Pour garantir l’épanouissement et les bonnes conditions d’apprentissage de l’élève handicapé, et pour éviter toutes discriminations, les classes qui comptent un ou plusieurs enfants handicapés prêtent une attention accrue aux projets de sorties.

  • En amont, l’établissement réfléchit avec l’enseignant au projet annuel de sorties scolaires, en tenant compte de la situation de handicap de l’élève. Il s’agit de privilégier des sorties compatibles avec le handicap de l’élève, sans pour autant priver les autres élèves d’activités jugées nécessaires sur les plans éducatif et pédagogique.
  • Les parents de l’élève handicapé prennent activement part au projet de sortie scolaire. Il convient non seulement de les informer, mais aussi de discuter avec eux dans le cadre d’un entretien individuel. À cette occasion, l’enseignant prend toutes les informations utiles relatives au handicap de l’enfant et cherche avec les parents les meilleurs moyens de faire participer l’enfant à la sortie malgré son handicap. Éventuellement, les parents peuvent eux-mêmes refuser que leur enfant participe à la sortie pour des raisons de sécurité.

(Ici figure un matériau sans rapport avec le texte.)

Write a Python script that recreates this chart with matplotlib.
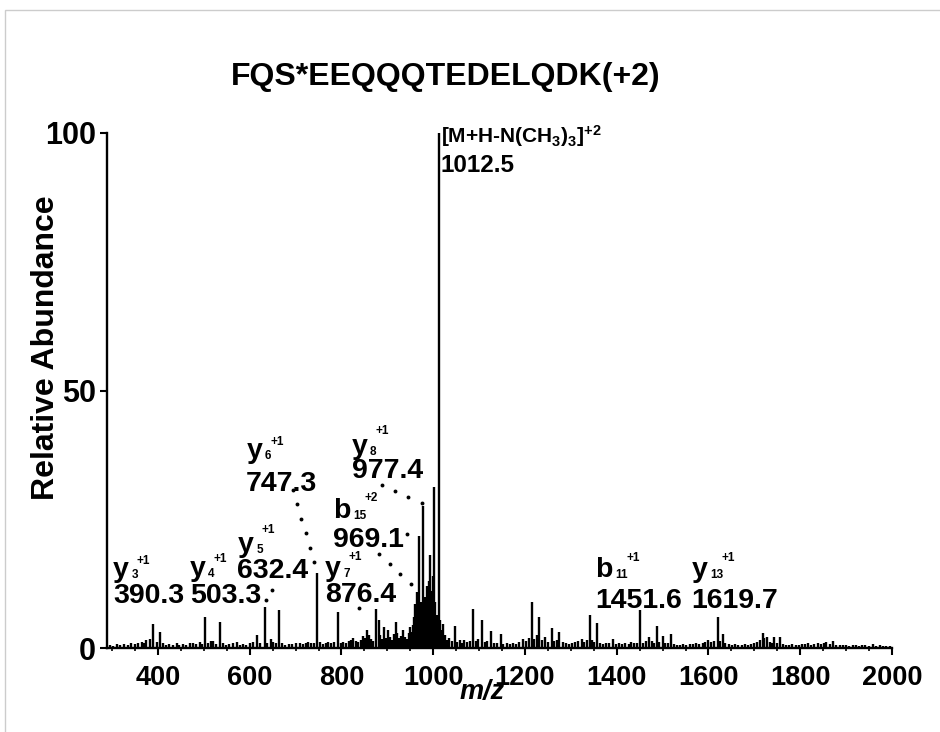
import numpy as np
import matplotlib
matplotlib.use("Agg")
import matplotlib.pyplot as plt
from matplotlib import font_manager
from matplotlib.patches import Rectangle
from matplotlib.ticker import MultipleLocator

plt.rcParams["font.family"] = ["Liberation Sans", "DejaVu Sans"]
plt.rcParams["font.weight"] = "bold"

# narrow face for the precursor annotation, when it is installed
installed = {f.name for f in font_manager.fontManager.ttflist}
narrow = "Liberation Sans Narrow" if "Liberation Sans Narrow" in installed else "Liberation Sans"
plt.rcParams["mathtext.fontset"] = "custom"
plt.rcParams["mathtext.rm"] = narrow + ":bold"
plt.rcParams["mathtext.it"] = narrow + ":bold"
plt.rcParams["mathtext.bf"] = narrow + ":bold"

title = "FQS*EEQQQTEDELQDK(+2)"

# centroided MS/MS peaks: m/z and relative abundance (%)
mz = [
    295, 302, 310, 318, 326, 334, 341, 349, 356, 364.5, 370, 375, 382.6, 390.3,
    397, 404, 411, 418, 425, 432, 440.6, 447, 455, 462, 469, 476, 483, 491.5,
    497, 503.3, 510, 515, 520.6, 527, 535, 542, 549, 556, 563, 571.5, 578, 585,
    592, 600, 607, 615, 622, 632.4, 638, 645.6, 651, 657, 664.4, 671, 678, 685,
    692, 700, 709.5, 716, 722, 727, 734, 741, 747.3, 754, 760, 766, 771, 778,
    784, 791.6, 798, 804, 810, 816, 821, 825.7, 831, 836, 842, 847, 851, 855,
    859, 864, 869, 876.4, 881, 885, 889, 893, 897, 902, 906, 910, 914, 918,
    922, 926, 930, 935, 939, 943, 947, 950, 953, 956, 958, 961, 964, 966.5,
    969.1, 971.5, 974, 977.4, 980, 983, 986, 989, 991, 993, 996, 999, 1002,
    1005, 1008, 1010, 1012.5, 1015, 1018, 1022, 1026, 1030, 1035, 1040, 1047,
    1052, 1058, 1062, 1067, 1073, 1080, 1087, 1093, 1098, 1105.5, 1112, 1118,
    1127, 1133, 1140, 1147, 1153, 1160, 1167, 1174, 1181, 1188, 1196, 1203,
    1208, 1214.5, 1220, 1226, 1231, 1237, 1243.5, 1250, 1258, 1264, 1269, 1275,
    1282, 1289, 1295, 1302, 1309, 1316, 1323.5, 1329, 1335, 1341.6, 1347, 1351,
    1357.5, 1364, 1370, 1377, 1384, 1391, 1398, 1405, 1412, 1419, 1426, 1432,
    1438, 1444, 1451.6, 1458, 1464, 1471, 1477, 1482, 1487, 1493, 1500, 1506,
    1511, 1517.5, 1524, 1531, 1538, 1545, 1552, 1559, 1566, 1573, 1580, 1587,
    1593, 1599.5, 1606, 1612, 1619.7, 1625, 1631, 1637, 1644, 1651, 1658, 1665,
    1672, 1679, 1686, 1693, 1700, 1706, 1712, 1718, 1722, 1727, 1733, 1738,
    1743, 1749, 1755.7, 1762, 1769, 1776, 1783, 1790, 1797, 1804, 1811, 1817,
    1824, 1831, 1838, 1845, 1851, 1857, 1864, 1872, 1879, 1886, 1893, 1900,
    1907, 1914, 1921, 1928, 1935, 1942, 1950, 1959, 1966, 1973, 1980, 1988,
    1995,
]
abundance = [
    0.6, 0.4, 0.7, 0.5, 0.8, 0.6, 0.9, 0.7, 1.0, 1.2, 1.0, 1.5, 1.7, 4.7,
    1.2, 3.2, 0.9, 0.6, 0.8, 0.5, 0.9, 0.6, 0.8, 0.5, 0.9, 1.0, 0.7, 1.1,
    0.8, 6.1, 0.9, 1.4, 1.3, 0.8, 5.1, 0.9, 0.6, 0.7, 0.9, 1.1, 0.6, 0.8,
    0.6, 1.0, 1.1, 2.5, 0.9, 8.0, 1.0, 1.8, 1.2, 0.9, 7.4, 0.9, 0.6, 0.8,
    0.7, 0.9, 0.9, 0.8, 1.0, 1.2, 1.0, 0.9, 14.6, 1.1, 0.8, 1.0, 1.2, 0.9,
    1.1, 6.9, 1.0, 1.2, 0.9, 1.4, 1.6, 1.9, 1.4, 1.1, 1.6, 2.3, 2.0, 3.5,
    2.6, 1.8, 1.4, 7.5, 5.4, 2.5, 1.8, 4.1, 1.9, 3.5, 2.1, 1.6, 2.8, 5.1,
    3.0, 1.9, 2.3, 3.4, 2.2, 1.8, 2.9, 4.1, 3.2, 4.5, 6.0, 8.5, 10.9, 6.0,
    21.7, 7.5, 9.0, 27.5, 8.5, 10.0, 12.0, 9.5, 13.0, 18.0, 11.0, 14.0, 31.3,
    9.0, 6.5, 5.0, 100.0, 5.5, 3.5, 4.7, 2.5, 1.6, 2.0, 1.4, 4.3,
    1.2, 1.6, 1.0, 1.6, 1.1, 1.3, 7.5, 1.4, 1.8, 5.4, 1.1, 1.3,
    3.3, 1.0, 0.9, 2.8, 0.8, 0.9, 0.7, 1.0, 0.8, 1.2, 1.7, 1.4,
    2.0, 9.0, 1.8, 2.5, 6.0, 1.5, 2.2, 1.2, 3.8, 1.3, 1.6, 3.2,
    1.1, 1.0, 0.8, 0.9, 1.1, 1.4, 1.7, 1.2, 1.6, 6.4, 1.5, 1.1,
    4.8, 1.0, 0.8, 0.9, 1.0, 1.7, 0.8, 0.9, 0.7, 1.0, 0.8, 1.2,
    1.0, 0.9, 7.4, 1.0, 1.3, 2.2, 1.4, 1.0, 4.3, 1.2, 2.3, 0.9,
    1.0, 2.7, 0.7, 0.6, 0.5, 0.7, 0.6, 0.8, 0.7, 0.9, 0.8, 1.0,
    1.2, 1.6, 1.1, 1.3, 6.1, 1.4, 2.8, 1.0, 0.8, 0.6, 0.7, 0.5,
    0.6, 0.8, 0.6, 0.7, 0.9, 1.2, 1.6, 3.0, 2.0, 2.1, 1.2, 0.9,
    2.2, 1.0, 2.1, 0.8, 0.6, 0.5, 0.7, 0.5, 0.6, 0.8, 0.7, 0.9,
    0.6, 0.8, 0.9, 0.7, 1.0, 1.1, 0.8, 1.4, 0.6, 0.5, 0.6, 0.5,
    0.4, 0.5, 0.6, 0.4, 0.5, 0.6, 0.4, 0.7, 0.4, 0.5, 0.3, 0.4,
    0.3,
]

# assigned fragment ions
ion_type = ["y", "y", "y", "y", "y", "b", "y", "b", "y"]
ion_index = ["3", "4", "5", "6", "7", "15", "8", "11", "13"]
ion_charge = ["+1", "+1", "+1", "+1", "+1", "+2", "+1", "+1", "+1"]
ion_mz = [390.3, 503.3, 632.4, 747.3, 876.4, 969.1, 977.4, 1451.6, 1619.7]

precursor_label = "[M+H-N(CH$_3$)$_3$]$^{+2}$"
precursor_mz = 1012.5

fig = plt.figure(figsize=(9.4, 7.32), dpi=100)
ax = fig.add_axes([107 / 940, 84 / 732, 785 / 940, 515 / 732])

ax.vlines(mz, 0, abundance, color="black", lw=1.7)

ax.set_xlim(289, 2000)
ax.set_ylim(0, 100)
for s in ["top", "right"]:
    ax.spines[s].set_visible(False)
for s in ["left", "bottom"]:
    ax.spines[s].set_linewidth(1.7)

ax.xaxis.set_major_locator(MultipleLocator(200))
ax.xaxis.set_minor_locator(MultipleLocator(50))
ax.set_yticks([0, 50, 100])
ax.tick_params(axis="both", which="major", direction="out", length=5, width=1.5)
ax.tick_params(axis="x", which="minor", direction="out", length=2.5, width=1.2)
ax.tick_params(axis="x", which="major", pad=7, labelsize=19.5)
ax.tick_params(axis="y", which="major", pad=3, labelsize=22)
for lab in ax.get_xticklabels() + ax.get_yticklabels():
    lab.set_fontweight("bold")

ax.set_ylabel("Relative Abundance", fontsize=23, fontweight="bold", va="center")
ax.yaxis.set_label_coords(-0.078, 0.583)
ax.text(0.478, -0.086, "m/z", transform=ax.transAxes, ha="center", va="center",
        fontsize=19.5, fontweight="bold", style="italic")

fig.text(0.474, 0.884, title, ha="center", va="baseline", fontsize=23,
         fontweight="bold")

# precursor annotation next to the base peak
pre_size = 17 if narrow != "Liberation Sans" else 15
ax.annotate(precursor_label, xy=(precursor_mz, 98.0), xytext=(2, 0),
            textcoords="offset pixels", fontsize=pre_size, fontweight="bold",
            family=[narrow, "DejaVu Sans"], va="baseline", ha="left")
ax.annotate("%.1f" % precursor_mz, xy=(precursor_mz, 92.4), xytext=(2, 0),
            textcoords="offset pixels", fontsize=17.5, fontweight="bold",
            va="baseline", ha="left")

# ion name (x, y) and value (x, y) anchor points, data units
label_xy = [
    (302.6, 13.8, 302.6, 8.7),
    (469.7, 13.9, 469.7, 8.7),
    (575.0, 18.7, 571.5, 13.5),
    (593.3, 36.8, 591.8, 30.4),
    (764.0, 14.0, 764.0, 9.0),
    (782.1, 25.2, 780.7, 19.7),
    (822.2, 37.7, 822.2, 33.0),
    (1352.5, 13.8, 1352.5, 7.7),
    (1563.3, 13.8, 1563.3, 7.7),
]
sup_rise = [13, 14, 19, 13, 16, 17, 20, 16, 16]
name_size = 20.5
value_size = 20.5
small_size = 8.5

for i in range(len(ion_mz)):
    lx, ly, vx, vy = label_xy[i]
    ax.text(lx, ly, ion_type[i], fontsize=name_size, fontweight="bold",
            ha="left", va="baseline")
    adv = 0.556 if ion_type[i] == "y" else 0.611
    sub_dx = adv * name_size * 100 / 72 + 2.5
    ax.annotate(ion_index[i], xy=(lx, ly), xytext=(sub_dx, -1),
                textcoords="offset pixels", fontsize=small_size,
                fontweight="bold", ha="left", va="baseline")
    sup_dx = sub_dx + 6.6 * len(ion_index[i]) - 1.5
    ax.annotate(ion_charge[i], xy=(lx, ly), xytext=(sup_dx, sup_rise[i]),
                textcoords="offset pixels", fontsize=small_size,
                fontweight="bold", ha="left", va="baseline")
    ax.text(vx, vy, "%.1f" % ion_mz[i], fontsize=value_size, fontweight="bold",
            ha="left", va="baseline")

# dotted leaders from labels to their peaks: start, end, number of dots
leaders = [
    ((694.2, 30.7), (740.0, 16.7), 6),
    ((648.5, 11.3), (635.4, 9.3), 2),
    ((838.8, 7.7), (838.8, 7.7), 1),
    ((882.3, 18.2), (950.8, 12.4), 4),
    ((943.4, 22.1), (943.4, 22.1), 1),
    ((887.6, 31.7), (974.8, 28.2), 4),
]
for (x0, y0), (x1, y1), n in leaders:
    ax.plot(np.linspace(x0, x1, n), np.linspace(y0, y1, n), "o", color="black",
            ms=2.8, mew=0, clip_on=False)

# thin frame around the panel
fig.patches.append(Rectangle((5 / 940, -0.1), 1.2, (722 / 732) + 0.1,
                             transform=fig.transFigure, fill=False,
                             edgecolor="#cccccc", lw=1))

fig.savefig("out.png", dpi=100)
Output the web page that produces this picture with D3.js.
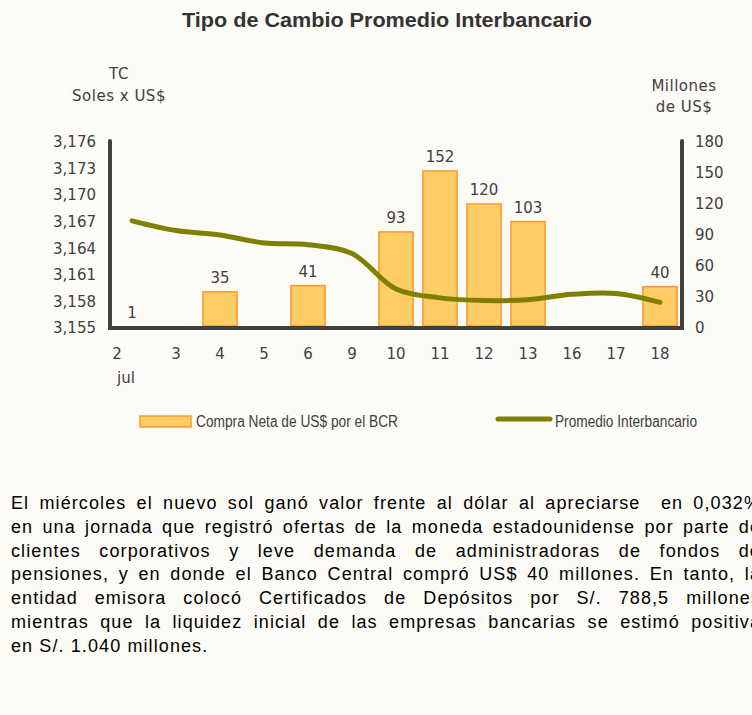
<!DOCTYPE html>
<html>
<head>
<meta charset="utf-8">
<script src="https://cdn.jsdelivr.net/npm/d3@7"></script>
<style>
  html, body { margin: 0; padding: 0; background: #fcfbf6; }
  svg { display: block; }
</style>
</head>
<body>
<div id="chart"></div>
<script>
// data
const days = ["2", "3", "4", "5", "6", "9", "10", "11", "12", "13", "16", "17", "18"];
const compraNeta = [1, 0, 35, 0, 41, 0, 93, 152, 120, 103, 0, 0, 40];
const promedio = [3.1671, 3.1660, 3.1655, 3.1646, 3.1644, 3.1634, 3.1594, 3.1584, 3.1581, 3.1582, 3.1588, 3.1589, 3.1579];
const leftTicks = [3.155, 3.158, 3.161, 3.164, 3.167, 3.170, 3.173, 3.176];
const rightTicks = [0, 30, 60, 90, 120, 150, 180];
const noteLines = [
    "El miércoles el nuevo sol ganó valor frente al dólar al apreciarse  en 0,032%",
    "en una jornada que registró ofertas de la moneda estadounidense por parte de",
    "clientes corporativos y leve demanda de administradoras de fondos de",
    "pensiones, y en donde el Banco Central compró US$ 40 millones. En tanto, la",
    "entidad emisora colocó Certificados de Depósitos por S/. 788,5 millones",
    "mientras que la liquidez inicial de las empresas bancarias se estimó positiva",
    "en S/. 1.040 millones."
];

const width = 752, height = 715;
const plot = { left: 110, right: 682, top: 142, bottom: 328 };
const axisColor = "#404040";
const tickFont = "'DejaVu Sans', Verdana, sans-serif";

const es = d3.formatLocale({ decimal: ",", thousands: ".", grouping: [3], currency: ["S/. ", ""] });
const fmtTC = es.format(".3f");

const svg = d3.select("#chart").append("svg")
    .attr("width", width)
    .attr("height", height);

svg.append("rect").attr("width", width).attr("height", height).attr("fill", "#fcfbf6");

// title
svg.append("text")
    .attr("x", 387).attr("y", 27)
    .attr("text-anchor", "middle")
    .style("font-family", "'Liberation Sans', Arial, sans-serif")
    .style("font-weight", "bold")
    .style("font-size", "21px")
    .attr("textLength", 410)
    .attr("lengthAdjust", "spacingAndGlyphs")
    .attr("fill", "#333")
    .text("Tipo de Cambio Promedio Interbancario");

// scales
const x = d3.scaleBand()
    .domain(days)
    .range([plot.left, plot.right])
    .paddingInner(0.22)
    .paddingOuter(0.11);

const yL = d3.scaleLinear().domain([3.155, 3.176]).range([plot.bottom, plot.top]);
const yR = d3.scaleLinear().domain([0, 180]).range([plot.bottom, plot.top]);

const barData = compraNeta.map((v, i) => ({ day: days[i], v })).filter(d => d.v > 0);

// bars
svg.append("g").selectAll("rect")
    .data(barData)
    .join("rect")
    .attr("x", d => x(d.day))
    .attr("y", d => yR(d.v))
    .attr("width", x.bandwidth())
    .attr("height", d => Math.max(0, yR(0) - yR(d.v) - 2))
    .attr("fill", "#ffcc66")
    .attr("stroke", "#ff9933")
    .attr("stroke-width", 1.5);

// bar values
svg.append("g").selectAll("text")
    .data(barData)
    .join("text")
    .attr("x", d => x(d.day) + x.bandwidth() / 2)
    .attr("y", d => yR(d.v) - 9)
    .attr("text-anchor", "middle")
    .style("font-family", tickFont)
    .style("font-size", "15px")
    .attr("fill", axisColor)
    .text(d => d.v);

// smoothed exchange-rate line
const line = d3.line()
    .x((d, i) => x(days[i]) + x.bandwidth() / 2)
    .y(d => yL(d))
    .curve(d3.curveCatmullRom.alpha(0.5));

svg.append("path")
    .datum(promedio)
    .attr("d", line)
    .attr("fill", "none")
    .attr("stroke", "#808000")
    .attr("stroke-width", 5)
    .attr("stroke-linecap", "round");

// axis frame
svg.append("path")
    .attr("d", `M${plot.left},${plot.top - 1}V${plot.bottom}H${plot.right}V${plot.top - 1}`)
    .attr("fill", "none")
    .attr("stroke", axisColor)
    .attr("stroke-width", 4)
    .attr("stroke-linecap", "round")
    .attr("stroke-linejoin", "miter");

function styleAxis(g) {
    g.select(".domain").remove();
    g.selectAll(".tick line").remove();
    g.selectAll("text")
        .style("font-family", tickFont)
        .style("font-size", "15px")
        .attr("fill", axisColor);
}

svg.append("g")
    .attr("transform", `translate(${plot.left},0)`)
    .call(d3.axisLeft(yL).tickValues(leftTicks).tickFormat(fmtTC).tickSize(0).tickPadding(14))
    .call(styleAxis);

svg.append("g")
    .attr("transform", `translate(${plot.right},0)`)
    .call(d3.axisRight(yR).tickValues(rightTicks).tickSize(0).tickPadding(13))
    .call(styleAxis);

const xAxis = svg.append("g")
    .attr("transform", `translate(0,${plot.bottom})`)
    .call(d3.axisBottom(x).tickSize(0).tickPadding(20))
    .call(styleAxis);

// first day label sits left, with the month under it
xAxis.selectAll(".tick").filter(d => d === "2").select("text").attr("x", -15);
xAxis.select(".tick").append("text")
    .attr("y", 55)
    .attr("x", -6)
    .attr("text-anchor", "middle")
    .style("font-family", tickFont)
    .style("font-size", "15px")
    .attr("fill", axisColor)
    .text("jul");

// axis titles
const axisTitle = (txt, cx, cy) => svg.append("text")
    .attr("x", cx).attr("y", cy)
    .attr("text-anchor", "middle")
    .attr("dominant-baseline", "central")
    .style("font-family", tickFont)
    .style("font-size", "15px")
    .style("letter-spacing", "0.5px")
    .attr("fill", axisColor)
    .text(txt);

axisTitle("TC", 119, 74);
axisTitle("Soles x US$", 119, 96);
axisTitle("Millones", 684, 86);
axisTitle("de US$", 684, 107);

// legend
const legendFont = "'Liberation Sans Narrow', 'Arial Narrow', sans-serif";
svg.append("rect")
    .attr("x", 140).attr("y", 416)
    .attr("width", 51).attr("height", 11)
    .attr("fill", "#ffcc66")
    .attr("stroke", "#ff9933")
    .attr("stroke-width", 1.5);
svg.append("text")
    .attr("x", 196).attr("y", 427)
    .style("font-family", legendFont)
    .style("font-size", "16px")
    .attr("textLength", 202)
    .attr("lengthAdjust", "spacingAndGlyphs")
    .attr("fill", axisColor)
    .text("Compra Neta de US$ por el BCR");

svg.append("line")
    .attr("x1", 498).attr("x2", 550)
    .attr("y1", 419).attr("y2", 419)
    .attr("stroke", "#808000")
    .attr("stroke-width", 5)
    .attr("stroke-linecap", "round");
svg.append("text")
    .attr("x", 555).attr("y", 427)
    .style("font-family", legendFont)
    .style("font-size", "16px")
    .attr("textLength", 142)
    .attr("lengthAdjust", "spacingAndGlyphs")
    .attr("fill", axisColor)
    .text("Promedio Interbancario");

// commentary text; justified lines run slightly past the right edge as in the source
const lineWidth = 750;
const note = svg.append("g").selectAll("text")
    .data(noteLines)
    .join("text")
    .attr("x", 11)
    .attr("y", (d, i) => 509 + i * 23.8)
    .style("font-family", "'Liberation Sans', Arial, sans-serif")
    .style("font-size", "18px")
    .style("letter-spacing", "1.1px")
    .style("white-space", "pre")
    .attr("fill", "#000")
    .text(d => d);

// justify: spread the leftover width over the word gaps
note.each(function(d, i) {
    if (i === noteLines.length - 1) return;
    const gaps = (d.match(/ /g) || []).length;
    const extra = lineWidth - this.getComputedTextLength();
    if (gaps > 0) d3.select(this).style("word-spacing", (extra / gaps) + "px");
});
</script>
</body>
</html>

  • Pour rendre possible la participation de l’élève handicapé, l’établissement met en œuvre des aménagements raisonnables. Il s’agit d’adaptations nécessaires et de mesures appropriées au handicap, et aux modalités de la sortie : matériel adapté, suivi des soins, transport approprié, hébergement adéquat et aménagement individualisé des horaires.
  • En tout état de cause, l’enfant handicapé bénéficie d’une assistance personnelle renforcée pendant toute la durée de la sortie scolaire, idéalement assurée par son AESH.
  • Lorsque la sortie scolaire est inenvisageable eu égard au handicap de l’enfant ou de l’avis des parents, l’établissement justifie le refus de participation par un motif légitime : la sécurité et la santé constituent des motifs légitimes.
  • Lorsque l’élève handicapé ne participe pas physiquement à la sortie scolaire, une alternative virtuelle peut être envisagée. L’établissement, si possible, met en place une liaison à distance pour faire participer l’élève à l’enseignement.
  • Si l’élève ne peut pas participer à la sortie ou au voyage scolaire, ni physiquement ni à distance, il doit être accueilli au sein de l’établissement. Des activités de substitution peuvent être envisagées, de manière à garantir le droit à l’éducation pour tous dans de bonnes conditions.